Manganese is an essential industrial metal critical for steel production and increasingly vital for next-generation battery technologies. Its ability to improve steel strength, toughness, and wear resistance underpins over 90% of current global manganese demand. Emerging battery chemistries, particularly nickel-manganese-cobalt (NMC) cathodes, are expected to drive a surge in manganese demand, positioning it as a strategic material for both industrial and clean energy economies. However, supply chains are fragile and heavily concentrated, exposing global markets to serious risks.
- Key uses: Steel production (ferromanganese alloys), EV batteries (NMC cathodes), chemicals, fertilizers
- Physical properties: High hardness, anti-corrosive properties, essential in improving strength and workability of steel
- Projected demand: Expected to rise significantly, with battery-grade manganese demand growing over 1,000% by 2040 (Benchmark Mineral Intelligence)
- Supply concentration: Dominated by South Africa, Australia, Gabon, China
- South Africa supplies over 30% of global manganese output but faces systemic infrastructure issues, including frequent power outages and rail bottlenecks.
- Australia and Gabon provide stable secondary sources but are limited by logistics and export capacity constraints.
Environmental and Social Criticisms:
- Mining impacts: Manganese mining generates significant waste material and dust pollution, with associated risks of soil degradation, water contamination, and air quality reduction.
- Worker health risks: Prolonged exposure to manganese dust has been linked to neurological disorders such as manganism, a Parkinson’s-like condition, highlighting occupational health risks in mining communities.
- Infrastructure degradation: In South Africa especially, manganese transport relies heavily on outdated rail and port systems, leading to environmental degradation along transit corridors and further straining regional ecosystems.

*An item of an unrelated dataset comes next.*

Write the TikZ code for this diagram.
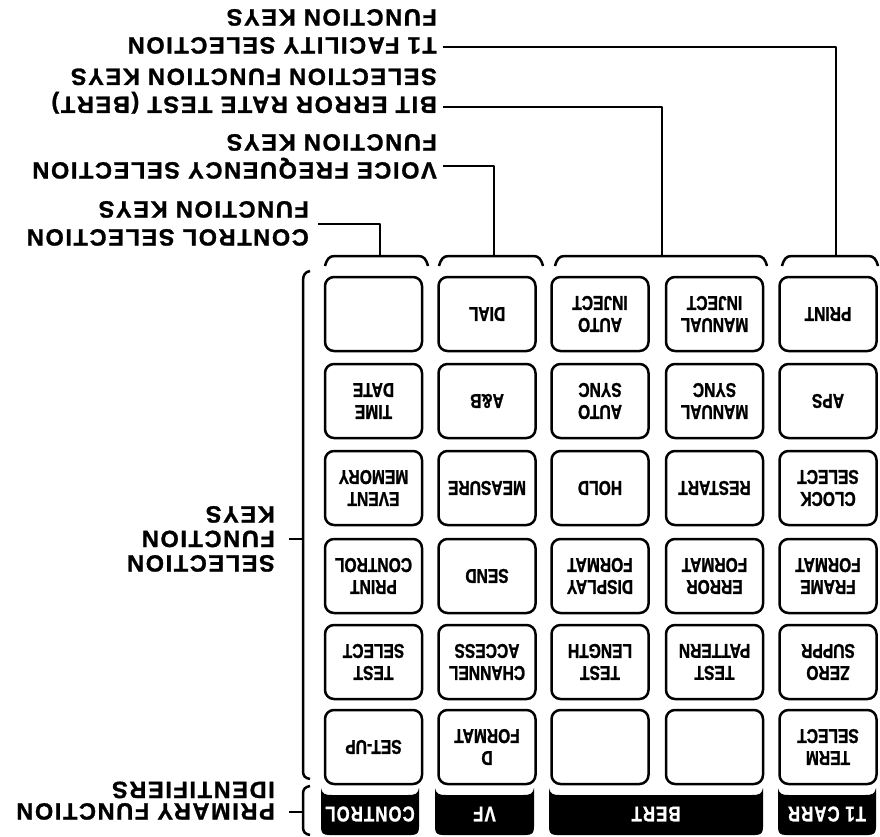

- Battery recycling lag: While steel-related manganese is recyclable through traditional scrap processes, battery-grade manganese recycling infrastructure remains underdeveloped, leaving a critical circularity gap in future supply.
Geopolitical and Market Risks:
- Single-country vulnerability: South Africa’s dominance in manganese exports creates acute exposure to local political instability, energy crises, and labor unrest.
- Strategic bottlenecks: High-purity manganese refining capacity is concentrated in China, raising concerns about dependency risks as EV battery markets expand rapidly in the United States and Europe.
- Deep-sea mining controversies: Interest in extracting manganese from polymetallic nodules on the seafloor introduces potential alternative supply sources but raises profound environmental and ethical questions about ocean ecosystem disruption.